Allegheny County District Attorney Stephen A. Zappala Jr. on Tuesday requested that police departments throughout the county receive permission from his office before they file robbery charges.

The impetus, Zappala said, was three or four robbery cases in recent months in which police arrested the wrong person.

“We have to be more and more on the front end because when you arrest somebody it changes their lives,” said Zappala, who filed the request in Common Pleas Court.

Pittsburgh Public Safety Director Stephen Bucar and his spokeswoman, Sonya Toler, did not respond to requests for comment.

County police Superintendent Charles Moffatt said he hadn't seen the request and could not comment.

Zappala said the practice is endorsed by many organizations, including the National District Attorneys Association. President Judge Jeffrey A. Manning must approve the request, which would go into effect 30 days after he signs it.

Requiring police agencies to get a prosecutor's approval is not new.

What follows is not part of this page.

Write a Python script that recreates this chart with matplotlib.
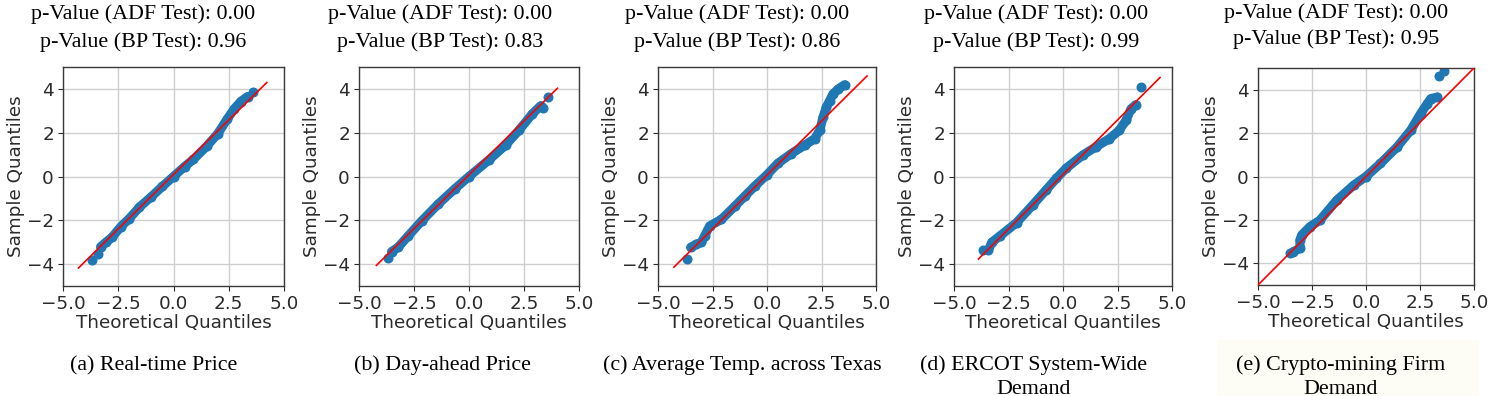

In 2005, Zappala forced police to get approval before they file homicide charges; in 2010, he required they get approval for crimes of child abuse and felony sex assaults; and last year, he made police get approval for crimes involving persons 65 years of age or older.

Last month, Zappala required that city and county police get approval from his office before they issue felony arrest warrants that rely on eyewitnesses who don't know the suspect unless the departments changed their procedures for identification. His demand set off a firestorm between himself and Bucar, who disagreed with the procedures that Zappala endorsed.

A state Supreme Court ruling earlier this year said defense attorneys can call eyewitness experts to testify in court to debunk the perceived accuracy of eyewitness identification.

One way of keeping the integrity of those cases is to have a prosecutor review the evidence before police file charges, Zappala said.

“A lot of the language was a communication to the prosecutors in Pennsylvania (from that Supreme Court decision) that if you're going to charge somebody, then your case better have been investigated thoroughly,” he said. “So we're going to require that.”